In September 2018, R.S. Sharma, the chairman of the Telecom Regulatory Authority of India and former UIDAI chairman, disclosed his Aadhaar number on Twitter and challenged anyone to misuse it, in an effort to demonstrate the security of the Aadhaar programme. Using his Aadhaar, French researchers were able to access and disclose personal information belonging to Sharma, including his personal telephone number, tax identity card, his secretary's phone number, personal address, family photographs, date of birth, frequent flyer numbers, telecom operator, model of phone, details of personal purchases and transactions, and advised him to change his personal Gmail account password as a precaution. The information was later used to make an unauthorised symbolic deposit of ₹1 in his personal bank account as well, to demonstrate the possibility of blackmail and compromise. In 2020, his Aadhaar number was also used to unlawfully register him for certain government subsidies for which he was ineligible, resulting in the fraudulent receipt of government funding. Sharma has blamed this incident on the state government's failure to verify his enrolment.

=== Virtual ID ===
On 1 March 2018, Virtual ID aka VID was introduced and was made as an option for agencies to use Virtual ID by 1 September 2018. A Virtual ID is a 16-digit number that is generated using the Aadhaar number. This Virtual ID can then be used instead of the Aadhaar number to carry out some Aadhaar-related work.

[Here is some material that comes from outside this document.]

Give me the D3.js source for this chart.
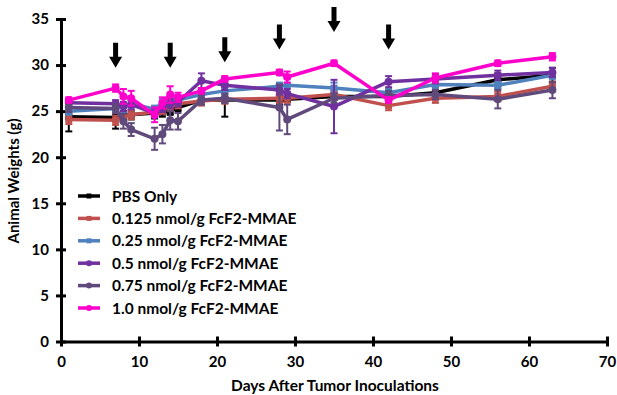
<!DOCTYPE html>
<html>
<head>
<meta charset="utf-8">
<script src="https://cdn.jsdelivr.net/npm/d3@7"></script>
<style>
  body { margin: 0; background: #fff; }
  text { font-family: Lato, "Open Sans", sans-serif; font-weight: bold; }
</style>
</head>
<body>
<div id="chart"></div>
<script>
// days of measurement
var days = [1, 7, 8, 9, 12, 13, 14, 15, 18, 21, 28, 29, 35, 42, 48, 56, 63]

var seriesNames = ["PBS Only", "0.125 nmol/g FcF2-MMAE", "0.25 nmol/g FcF2-MMAE",
  "0.5 nmol/g FcF2-MMAE", "0.75 nmol/g FcF2-MMAE", "1.0 nmol/g FcF2-MMAE"]

var pbs     = [24.4, 24.3, 24.5, 24.6, 24.8, 24.9, 25.0, 25.4, 26.2, 26.2, 26.2, 26.3, 26.6, 26.6, 27.0, 28.4, 28.9]
var pbsErr  = [1.6, 1.2, 0.5, 0.5, 0.6, 0.5, 0.4, 0.4, 0.5, 1.8, 0.5, 0.3, 0.4, 0.3, 0.6, 0.7, 0.8]
var d0125   = [24.1, 24.0, 24.4, 24.6, 24.9, 25.2, 25.5, 25.8, 26.1, 26.3, 26.4, 26.4, 26.8, 25.6, 26.4, 26.6, 27.7]
var d0125Err = [0.5, 0.5, 0.5, 0.5, 0.5, 0.5, 0.5, 0.5, 0.5, 0.5, 0.5, 0.5, 0.5, 0.5, 0.5, 0.5, 0.5]
var d025    = [25.0, 25.3, 25.6, 25.8, 25.2, 25.9, 26.2, 26.2, 26.8, 27.2, 27.7, 27.8, 27.5, 27.0, 27.9, 27.8, 28.9]
var d025Err = [0.4, 0.4, 0.8, 0.4, 0.4, 0.4, 0.4, 0.4, 0.4, 0.4, 0.4, 0.7, 0.6, 0.4, 0.4, 0.4, 0.4]
var d05     = [25.9, 25.8, 25.5, 25.7, 24.8, 25.4, 25.8, 26.0, 28.3, 27.8, 27.3, 26.9, 25.5, 28.2, 28.5, 28.9, 29.2]
var d05Err  = [0.4, 0.4, 0.5, 0.5, 0.5, 0.5, 0.5, 0.5, 0.8, 0.5, 0.5, 0.5, 2.9, 0.6, 0.5, 0.5, 0.5]
var d075    = [25.4, 25.3, 23.9, 23.0, 22.0, 22.5, 24.0, 23.9, 26.2, 26.4, 25.4, 24.1, 26.4, 26.7, 26.8, 26.3, 27.3]
var d075Err = [0.5, 0.5, 0.8, 0.7, 1.2, 1.0, 1.0, 0.9, 0.5, 0.5, 2.5, 1.6, 0.5, 0.5, 0.5, 1.0, 0.9]
var d1      = [26.2, 27.5, 26.6, 26.4, 24.6, 25.9, 26.8, 26.5, 27.2, 28.5, 29.2, 28.7, 30.2, 26.2, 28.6, 30.2, 30.9]
var d1Err   = [0.3, 0.4, 0.8, 0.8, 0.8, 0.6, 0.9, 0.5, 0.3, 0.3, 0.3, 0.6, 0.3, 0.3, 0.5, 0.3, 0.4]

// dosing arrows: day and tip height (g)
var arrowDays = [7, 14, 21, 28, 35, 42]
var arrowTips = [29.7, 29.7, 30.3, 31.7, 33.6, 31.7]

var xTicks = [0, 10, 20, 30, 40, 50, 60, 70]
var yTicks = [0, 5, 10, 15, 20, 25, 30, 35]

var colors = ["#000000", "#C0504D", "#4F81BD", "#7030A0", "#604A7B", "#FF00CC"]
var shapes = ["square", "square", "square", "circle", "circle", "circle"]

var allValues = [pbs, d0125, d025, d05, d075, d1]
var allErrors = [pbsErr, d0125Err, d025Err, d05Err, d075Err, d1Err]

var series = seriesNames.map(function (name, i) {
  return {
    name: name, color: colors[i], shape: shapes[i],
    points: days.map(function (d, j) { return { day: d, v: allValues[i][j], e: allErrors[i][j] } })
  }
})

var W = 617, H = 395
var svg = d3.select("#chart").append("svg").attr("width", W).attr("height", H)
svg.append("rect").attr("width", W).attr("height", H).attr("fill", "#fff")

var x = d3.scaleLinear().domain([0, 70]).range([61, 607])
var y = d3.scaleLinear().domain([0, 35]).range([341.5, 19])

// axes
var xAxis = svg.append("g").attr("transform", "translate(0," + y(0) + ")")
  .call(d3.axisBottom(x).tickValues(xTicks).tickSize(0).tickPadding(15))
var yAxis = svg.append("g").attr("transform", "translate(" + x(0) + ",0)")
  .call(d3.axisLeft(y).tickValues(yTicks).tickSize(0).tickPadding(12))

;[xAxis, yAxis].forEach(function (a) {
  a.select(".domain").attr("stroke", "#000").attr("stroke-width", 3)
  a.selectAll("text").attr("font-size", 15).attr("fill", "#000")
    .style("font-family", "Lato, sans-serif").style("font-weight", "bold")
})
// crossing tick marks
xAxis.selectAll(".tick").append("line").attr("y1", -5).attr("y2", 5)
  .attr("stroke", "#000").attr("stroke-width", 3)
yAxis.selectAll(".tick").append("line").attr("x1", -5).attr("x2", 5)
  .attr("stroke", "#000").attr("stroke-width", 3)

svg.append("text").attr("x", 335).attr("y", 391).attr("text-anchor", "middle")
  .attr("font-size", 15.5).text("Days After Tumor Inoculations")
svg.append("text").attr("transform", "translate(19,181) rotate(-90)").attr("text-anchor", "middle")
  .attr("font-size", 15).text("Animal Weights (g)")

// arrows
arrowDays.forEach(function (d, i) {
  var ax = x(d), tip = y(arrowTips[i]), top = tip - 25
  svg.append("path")
    .attr("d", "M" + (ax - 2.5) + "," + top + "H" + (ax + 2.5) + "V" + (tip - 11) +
      "H" + (ax + 6.5) + "L" + ax + "," + tip + "L" + (ax - 6.5) + "," + (tip - 11) +
      "H" + (ax - 2.5) + "Z")
    .attr("fill", "#000")
})

var line = d3.line().x(function (p) { return x(p.day) }).y(function (p) { return y(p.v) })

function drawMarker(g, shape, color, size) {
  if (shape == "square") {
    g.append("rect").attr("x", -size / 2).attr("y", -size / 2).attr("width", size).attr("height", size).attr("fill", color)
  } else {
    g.append("circle").attr("r", size / 2 + 0.5).attr("fill", color)
  }
}

series.forEach(function (s) {
  var g = svg.append("g")
  // error bars
  s.points.forEach(function (p) {
    var cx = x(p.day), y1 = y(p.v - p.e), y2 = y(p.v + p.e)
    g.append("line").attr("x1", cx).attr("x2", cx).attr("y1", y1).attr("y2", y2)
      .attr("stroke", s.color).attr("stroke-width", 2)
    ;[y1, y2].forEach(function (yy) {
      g.append("line").attr("x1", cx - 3.5).attr("x2", cx + 3.5).attr("y1", yy).attr("y2", yy)
        .attr("stroke", s.color).attr("stroke-width", 2)
    })
  })
  g.append("path").datum(s.points).attr("d", line).attr("fill", "none")
    .attr("stroke", s.color).attr("stroke-width", 3.5).attr("stroke-linejoin", "round")
  s.points.forEach(function (p) {
    var m = g.append("g").attr("transform", "translate(" + x(p.day) + "," + y(p.v) + ")")
    drawMarker(m, s.shape, s.color, 7)
  })
})

// legend
var legend = svg.append("g")
series.forEach(function (s, i) {
  var ly = 196 + i * 22.4
  legend.append("line").attr("x1", 78).attr("x2", 100).attr("y1", ly).attr("y2", ly)
    .attr("stroke", s.color).attr("stroke-width", 3.5)
  var m = legend.append("g").attr("transform", "translate(89," + ly + ")")
  drawMarker(m, s.shape, s.color, 5)
  legend.append("text").attr("x", 112).attr("y", ly + 5.5).attr("font-size", 15.5).text(s.name)
})
</script>
</body>
</html>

=== Revolving door problem ===
The question of the revolving door phenomenon (where "individuals using experience, knowledge and clout gained while in public service in pursuit of profit for private companies") has been raised in the context of Aadhaar, as people who were involved in the creation, design, and popularisation of Aadhaar are now working in the private sector where they can use this knowledge for their own private enterprises which profit off this knowledge. Some examples of this are Khosla Labs as well as iSPIRT, a non-profit organisation which is dedicated to developing and supporting India Stack's APIs has had many employees who were involved with UIDAI in various capacities.

=== CAG Report on the functioning of the UIDAI ===
In April 2022, the Comptroller and Auditor General of India published an audit report on the functioning of the UIDAI. The report contains observations and recommendations based on a performance audit – which included assessments of both the Enrolment and Update Ecosystems as well as the Authentication Ecosystems for the period 2014–15 to 2018–19. The press release lists the Summary of Performance, Significant Audit Findings, and the recommendations.

=== Drive to link Aadhaar with Voter ID card ===

In 2022, the Election Commission started a drive to link the Aadhaar card with the voter ID card. The Union Government claimed that this linking will be voluntary, but the bill passed in the parliament contradicts the claim. The rules issued by the Union Government mention that the only "sufficient cause" for a person to not link their Aadhaar Card with the Voter ID Card is if the person does not have one. The election officials cited 'orders from above' to pressure voters into linking these documents.

The linkage of Aadhaar with Voter ID cards has several concerns. First, Aadhaar is not a proof of citizenship and such a linkage will not filter non-citizens. Another problem is the Unique Identification Authority of India in 2018 reported that Aadhaar-based biometric authentication had a 12% error rate and linkage of voter ID with Aadhaar in Andhra and Telangana in 2015 led to the disenfranchisement of around 30 lakhs (3 million) voters leading to Supreme Court cancelling the linkage process. Yet another problem is that such a linkage would assign Aadhaar's demographic information to an electoral database leading to misuse for profiling of voters, and India's lack of data protection laws makes it even worse.